Wednesday, January 18, 2012

The Hiding Place revealed

As educators, we realize how important it is to continue to read within our disciplines for a well-rounded mental library from which to draw. The school year gets started, we are saddled with deadlines, grading, meetings, collaborating, with all the while trying to keep up with our own family lives. It simply gets hectic. Outside reading often goes by the wayside.

In 2010, I was bestowed with the honor of becoming a United States Holocaust Memorial Museum Fellow. One of the many perks is a stipend to spend freely in the USHMM bookstore. As I was relishing in my decisions, I walked past Corrie Ten Boom’s The Hiding Place. My Mother often quotes from Ten Boom’s work and as a Holocaust educator I was somewhat familiar with the premise of her story. I picked up a few other items and kept coming back to The Hiding Place. I am so very glad that I did.

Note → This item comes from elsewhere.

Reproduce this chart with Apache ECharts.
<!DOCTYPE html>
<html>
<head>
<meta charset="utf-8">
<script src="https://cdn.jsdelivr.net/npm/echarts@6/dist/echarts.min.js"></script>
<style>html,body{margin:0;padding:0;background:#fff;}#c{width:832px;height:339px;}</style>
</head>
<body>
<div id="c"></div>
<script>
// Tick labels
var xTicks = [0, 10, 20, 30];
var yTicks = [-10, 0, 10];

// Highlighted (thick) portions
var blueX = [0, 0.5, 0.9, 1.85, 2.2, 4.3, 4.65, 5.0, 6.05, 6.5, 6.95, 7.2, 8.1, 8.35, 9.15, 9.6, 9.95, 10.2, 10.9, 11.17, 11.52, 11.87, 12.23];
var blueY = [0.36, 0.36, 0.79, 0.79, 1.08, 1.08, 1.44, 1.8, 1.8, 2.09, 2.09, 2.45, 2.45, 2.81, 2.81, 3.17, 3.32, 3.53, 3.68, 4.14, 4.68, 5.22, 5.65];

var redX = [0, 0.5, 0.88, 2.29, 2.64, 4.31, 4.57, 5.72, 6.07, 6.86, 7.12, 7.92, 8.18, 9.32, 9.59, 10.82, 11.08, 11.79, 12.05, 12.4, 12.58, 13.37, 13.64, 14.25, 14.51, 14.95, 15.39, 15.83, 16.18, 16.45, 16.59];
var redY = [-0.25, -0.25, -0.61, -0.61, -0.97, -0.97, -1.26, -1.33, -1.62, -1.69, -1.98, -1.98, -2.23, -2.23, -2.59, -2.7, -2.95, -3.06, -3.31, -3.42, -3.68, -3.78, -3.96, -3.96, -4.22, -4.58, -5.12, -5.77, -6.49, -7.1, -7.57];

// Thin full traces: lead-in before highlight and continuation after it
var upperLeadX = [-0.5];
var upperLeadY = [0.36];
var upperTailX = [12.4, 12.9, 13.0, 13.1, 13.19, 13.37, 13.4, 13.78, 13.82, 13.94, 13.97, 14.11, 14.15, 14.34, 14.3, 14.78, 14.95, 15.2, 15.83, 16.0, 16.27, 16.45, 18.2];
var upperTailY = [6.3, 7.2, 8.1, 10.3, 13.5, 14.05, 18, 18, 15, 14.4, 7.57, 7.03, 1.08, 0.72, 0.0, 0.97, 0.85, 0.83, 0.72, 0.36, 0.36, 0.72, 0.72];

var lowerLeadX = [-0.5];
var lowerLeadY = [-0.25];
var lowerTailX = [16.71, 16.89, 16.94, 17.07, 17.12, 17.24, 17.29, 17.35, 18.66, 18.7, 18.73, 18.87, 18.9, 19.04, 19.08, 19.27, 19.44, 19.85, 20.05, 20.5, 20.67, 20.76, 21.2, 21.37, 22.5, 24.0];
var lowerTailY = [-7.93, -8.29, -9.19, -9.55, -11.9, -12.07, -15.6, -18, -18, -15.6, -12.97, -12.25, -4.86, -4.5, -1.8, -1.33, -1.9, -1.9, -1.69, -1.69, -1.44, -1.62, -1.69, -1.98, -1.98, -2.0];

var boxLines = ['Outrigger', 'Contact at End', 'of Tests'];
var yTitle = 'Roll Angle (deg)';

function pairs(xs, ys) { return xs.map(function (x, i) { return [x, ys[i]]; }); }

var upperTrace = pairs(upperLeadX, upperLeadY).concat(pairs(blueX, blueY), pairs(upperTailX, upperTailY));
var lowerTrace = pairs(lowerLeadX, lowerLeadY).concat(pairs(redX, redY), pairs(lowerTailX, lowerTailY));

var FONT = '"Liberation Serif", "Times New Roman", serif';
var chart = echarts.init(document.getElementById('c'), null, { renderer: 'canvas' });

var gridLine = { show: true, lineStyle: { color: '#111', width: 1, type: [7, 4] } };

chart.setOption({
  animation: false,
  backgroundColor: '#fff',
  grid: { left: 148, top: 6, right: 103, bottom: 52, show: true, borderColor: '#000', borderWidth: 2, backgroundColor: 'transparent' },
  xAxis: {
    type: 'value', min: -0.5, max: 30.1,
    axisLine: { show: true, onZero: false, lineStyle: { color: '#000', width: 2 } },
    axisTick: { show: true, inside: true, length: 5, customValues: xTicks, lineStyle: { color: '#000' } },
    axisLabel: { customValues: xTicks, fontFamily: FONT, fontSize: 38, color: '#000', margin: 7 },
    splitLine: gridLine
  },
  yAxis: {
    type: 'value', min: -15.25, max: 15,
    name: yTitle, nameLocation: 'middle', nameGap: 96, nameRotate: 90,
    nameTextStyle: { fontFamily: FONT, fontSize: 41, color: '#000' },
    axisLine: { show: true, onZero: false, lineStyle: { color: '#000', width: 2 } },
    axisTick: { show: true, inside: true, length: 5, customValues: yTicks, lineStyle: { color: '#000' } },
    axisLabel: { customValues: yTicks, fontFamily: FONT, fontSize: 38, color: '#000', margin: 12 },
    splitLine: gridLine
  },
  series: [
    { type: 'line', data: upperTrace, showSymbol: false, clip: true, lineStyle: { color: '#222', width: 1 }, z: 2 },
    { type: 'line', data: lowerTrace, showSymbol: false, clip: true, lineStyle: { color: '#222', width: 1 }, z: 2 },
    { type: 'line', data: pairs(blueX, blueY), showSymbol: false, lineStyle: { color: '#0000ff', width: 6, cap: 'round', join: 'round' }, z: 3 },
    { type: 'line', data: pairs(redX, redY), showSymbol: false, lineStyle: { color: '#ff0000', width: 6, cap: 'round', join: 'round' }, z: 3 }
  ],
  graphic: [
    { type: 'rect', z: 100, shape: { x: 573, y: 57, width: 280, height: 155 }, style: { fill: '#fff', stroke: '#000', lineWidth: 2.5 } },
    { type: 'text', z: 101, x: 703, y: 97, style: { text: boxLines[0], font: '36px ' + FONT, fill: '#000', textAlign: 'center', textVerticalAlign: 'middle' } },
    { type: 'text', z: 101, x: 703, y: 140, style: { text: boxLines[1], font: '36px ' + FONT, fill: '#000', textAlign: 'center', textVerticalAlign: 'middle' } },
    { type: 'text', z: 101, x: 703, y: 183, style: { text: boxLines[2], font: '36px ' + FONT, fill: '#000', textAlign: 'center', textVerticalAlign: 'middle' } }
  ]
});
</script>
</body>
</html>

As a Christian, living in Holland, Ten Boom tells of a very rich family life and a love of people from all walks of life, prior to the outbreak of World War II. The incredible theme in her story is not of heroism, danger and rescue, which are all present. The elements that are glaringly apparent throughout the entire account are those of common decency coupled with forgiveness. Ten Boom struggled with these in face of incredible odds. She reveals throughout prewar, during her wartime imprisonment and postwar how forgiveness & mere decency are powerful elements in living a fulfilled life. Ten Boom lost significantly at the hands of the Nazis yet she remained decent to her captors & forgiveness helped her to push through the pain of loss. Her story does not focus solely on faith, nor ethnicity or gender and it is one of my most powerful works that I have read from any genre.